Israel is preventing the UN from accessing the Rafah crossing in the Gaza Strip, according to a spokesperson for the UN Office for the Coordination of Humanitarian Affairs.
“We are currently not present at the Rafah crossing because the COGAT office has refused to allow us access to this area,” said Jens Laerke at a regular press conference in Geneva. Rafah is the main crossing point for humanitarian aid going into Gaza.
COGAT — the Coordinator of Government Activities in the [occupied Palestinian] Territories — is the Israeli government’s coordination office, which is run by the army.
“We have been told that there will be no crossing of individuals or goods inward or outward at the present time,” explained Laerke. “This has a huge impact on the amount of [aid] inventory we have.”
He pointed out that the UN has a “very small stock” of fuel for humanitarian operations in the Gaza Strip and that it is “about enough for one day” due to the closure of the Rafah border crossing with Egypt. The UN official added that fuel enters through Rafah only and that this “stock is for the entire humanitarian operation in Gaza.”
Earlier, UN Secretary-General Antonio Guterres warned that an Israeli invasion of the city of Rafah would be “unbearable.”
On Monday, the Israeli army announced the start of a military operation in Rafah, and ordered 100,000 Palestinians to evacuate the eastern neighbourhoods of the city and head to Al-Mawasi area, in the far south-west of the Gaza Strip. The offensive has gone ahead even though Palestinian resistance movement Hamas accepted the terms of a ceasefire deal.
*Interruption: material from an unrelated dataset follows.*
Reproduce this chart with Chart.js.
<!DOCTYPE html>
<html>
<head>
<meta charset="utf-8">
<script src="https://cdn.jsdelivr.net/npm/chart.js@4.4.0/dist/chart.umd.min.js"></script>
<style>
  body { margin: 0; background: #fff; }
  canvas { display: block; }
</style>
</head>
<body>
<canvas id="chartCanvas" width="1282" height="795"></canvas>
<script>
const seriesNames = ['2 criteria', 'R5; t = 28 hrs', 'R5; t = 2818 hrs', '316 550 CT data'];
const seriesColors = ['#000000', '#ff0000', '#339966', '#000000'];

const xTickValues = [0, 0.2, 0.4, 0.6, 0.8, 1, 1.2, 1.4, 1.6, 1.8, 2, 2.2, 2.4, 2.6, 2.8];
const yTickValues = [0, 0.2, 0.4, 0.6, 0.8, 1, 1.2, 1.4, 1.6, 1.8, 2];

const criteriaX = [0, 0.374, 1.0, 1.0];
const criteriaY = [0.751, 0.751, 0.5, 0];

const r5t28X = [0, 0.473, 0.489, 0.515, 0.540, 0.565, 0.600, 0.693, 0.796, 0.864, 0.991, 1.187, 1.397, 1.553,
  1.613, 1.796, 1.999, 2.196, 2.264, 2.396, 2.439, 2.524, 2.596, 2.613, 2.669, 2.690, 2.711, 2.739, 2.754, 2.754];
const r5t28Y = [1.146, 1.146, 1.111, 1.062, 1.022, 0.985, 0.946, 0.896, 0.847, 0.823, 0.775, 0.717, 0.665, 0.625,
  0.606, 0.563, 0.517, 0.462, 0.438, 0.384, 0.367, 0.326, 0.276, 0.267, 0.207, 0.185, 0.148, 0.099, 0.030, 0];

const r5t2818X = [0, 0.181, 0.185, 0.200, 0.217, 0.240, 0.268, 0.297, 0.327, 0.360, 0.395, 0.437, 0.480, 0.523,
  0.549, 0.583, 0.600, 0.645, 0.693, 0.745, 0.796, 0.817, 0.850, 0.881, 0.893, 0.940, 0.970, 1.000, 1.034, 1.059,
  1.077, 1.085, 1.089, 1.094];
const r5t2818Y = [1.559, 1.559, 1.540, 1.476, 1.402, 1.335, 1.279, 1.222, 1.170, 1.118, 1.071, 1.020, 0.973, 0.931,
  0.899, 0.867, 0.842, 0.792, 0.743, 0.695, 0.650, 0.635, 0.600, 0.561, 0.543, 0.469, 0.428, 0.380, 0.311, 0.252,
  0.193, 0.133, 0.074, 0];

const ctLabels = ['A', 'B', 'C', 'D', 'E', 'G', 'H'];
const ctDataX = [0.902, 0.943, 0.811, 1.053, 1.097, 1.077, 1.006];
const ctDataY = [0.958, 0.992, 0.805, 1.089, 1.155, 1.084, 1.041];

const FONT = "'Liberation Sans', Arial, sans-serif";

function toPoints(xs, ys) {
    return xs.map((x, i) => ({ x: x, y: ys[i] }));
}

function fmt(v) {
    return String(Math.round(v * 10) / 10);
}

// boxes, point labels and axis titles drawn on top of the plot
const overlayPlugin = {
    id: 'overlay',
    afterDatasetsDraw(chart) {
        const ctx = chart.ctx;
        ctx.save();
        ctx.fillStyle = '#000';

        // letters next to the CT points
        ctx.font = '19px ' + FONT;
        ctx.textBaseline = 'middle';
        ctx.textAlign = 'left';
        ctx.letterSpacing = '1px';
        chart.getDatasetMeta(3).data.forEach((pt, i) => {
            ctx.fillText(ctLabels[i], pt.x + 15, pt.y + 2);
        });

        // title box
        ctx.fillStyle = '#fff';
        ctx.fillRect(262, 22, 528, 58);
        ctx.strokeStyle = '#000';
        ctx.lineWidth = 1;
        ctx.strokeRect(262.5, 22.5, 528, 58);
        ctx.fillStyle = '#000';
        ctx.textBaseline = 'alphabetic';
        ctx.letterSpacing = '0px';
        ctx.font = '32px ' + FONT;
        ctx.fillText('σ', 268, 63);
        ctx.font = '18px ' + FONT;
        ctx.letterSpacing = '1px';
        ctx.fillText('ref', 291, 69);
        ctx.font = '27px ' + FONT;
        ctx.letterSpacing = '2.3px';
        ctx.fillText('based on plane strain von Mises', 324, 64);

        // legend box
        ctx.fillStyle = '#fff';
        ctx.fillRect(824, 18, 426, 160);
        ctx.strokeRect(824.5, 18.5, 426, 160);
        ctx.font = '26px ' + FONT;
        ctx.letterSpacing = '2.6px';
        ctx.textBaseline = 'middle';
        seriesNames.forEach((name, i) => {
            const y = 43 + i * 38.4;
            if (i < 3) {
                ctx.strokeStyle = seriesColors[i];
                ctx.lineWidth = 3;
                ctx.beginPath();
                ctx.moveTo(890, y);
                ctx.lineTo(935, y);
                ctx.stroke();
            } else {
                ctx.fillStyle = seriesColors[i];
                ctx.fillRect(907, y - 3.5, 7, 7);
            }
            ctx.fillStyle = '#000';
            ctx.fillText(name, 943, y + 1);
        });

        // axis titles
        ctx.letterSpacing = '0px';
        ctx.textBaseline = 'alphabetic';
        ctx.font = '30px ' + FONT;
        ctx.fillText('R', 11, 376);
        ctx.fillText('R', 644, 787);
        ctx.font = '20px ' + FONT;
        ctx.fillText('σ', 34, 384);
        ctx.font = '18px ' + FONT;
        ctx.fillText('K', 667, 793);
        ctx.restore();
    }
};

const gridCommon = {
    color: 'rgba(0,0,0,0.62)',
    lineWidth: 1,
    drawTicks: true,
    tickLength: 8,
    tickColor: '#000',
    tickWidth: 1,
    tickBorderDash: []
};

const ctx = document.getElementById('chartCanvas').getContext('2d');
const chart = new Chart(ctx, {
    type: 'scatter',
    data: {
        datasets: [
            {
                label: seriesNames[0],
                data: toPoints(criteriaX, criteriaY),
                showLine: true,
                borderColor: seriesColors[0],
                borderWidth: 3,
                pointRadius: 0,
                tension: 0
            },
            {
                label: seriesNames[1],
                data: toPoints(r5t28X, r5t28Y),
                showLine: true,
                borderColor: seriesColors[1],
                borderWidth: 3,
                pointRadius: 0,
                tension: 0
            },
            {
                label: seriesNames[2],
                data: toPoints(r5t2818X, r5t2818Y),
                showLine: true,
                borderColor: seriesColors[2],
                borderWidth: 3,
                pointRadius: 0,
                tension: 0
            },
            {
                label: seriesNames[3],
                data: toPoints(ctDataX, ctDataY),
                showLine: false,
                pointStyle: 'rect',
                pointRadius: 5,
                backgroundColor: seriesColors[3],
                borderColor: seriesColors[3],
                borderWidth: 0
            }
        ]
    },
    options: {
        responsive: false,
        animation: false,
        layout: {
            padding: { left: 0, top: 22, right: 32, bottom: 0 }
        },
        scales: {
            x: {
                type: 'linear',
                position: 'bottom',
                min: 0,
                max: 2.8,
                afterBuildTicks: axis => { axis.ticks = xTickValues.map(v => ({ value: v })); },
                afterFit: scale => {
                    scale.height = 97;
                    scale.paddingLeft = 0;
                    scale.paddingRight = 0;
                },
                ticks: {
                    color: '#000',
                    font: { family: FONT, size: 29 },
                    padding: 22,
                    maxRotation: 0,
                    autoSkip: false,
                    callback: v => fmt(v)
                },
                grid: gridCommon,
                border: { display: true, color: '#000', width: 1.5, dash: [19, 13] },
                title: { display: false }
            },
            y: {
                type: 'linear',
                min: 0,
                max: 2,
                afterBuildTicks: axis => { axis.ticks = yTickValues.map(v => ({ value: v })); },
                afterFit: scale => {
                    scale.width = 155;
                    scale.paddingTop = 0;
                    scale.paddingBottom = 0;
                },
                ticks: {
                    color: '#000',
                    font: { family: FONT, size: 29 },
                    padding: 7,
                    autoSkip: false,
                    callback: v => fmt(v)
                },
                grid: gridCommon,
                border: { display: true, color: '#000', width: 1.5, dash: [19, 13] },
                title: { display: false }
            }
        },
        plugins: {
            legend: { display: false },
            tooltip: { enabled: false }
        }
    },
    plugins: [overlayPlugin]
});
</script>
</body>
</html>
The Israeli army has been engaged in a brutal military offensive against the Palestinians in the occupied enclave since last October. The apartheid state has killed 35,000 Palestinians, mainly children and women, and wounded almost 80,000 others. An estimated 8,000 are missing under the rubble, presumed dead, while 1.7 million people have been displaced from their homes in the territory. Gaza has been under an Israeli-led siege since 2006.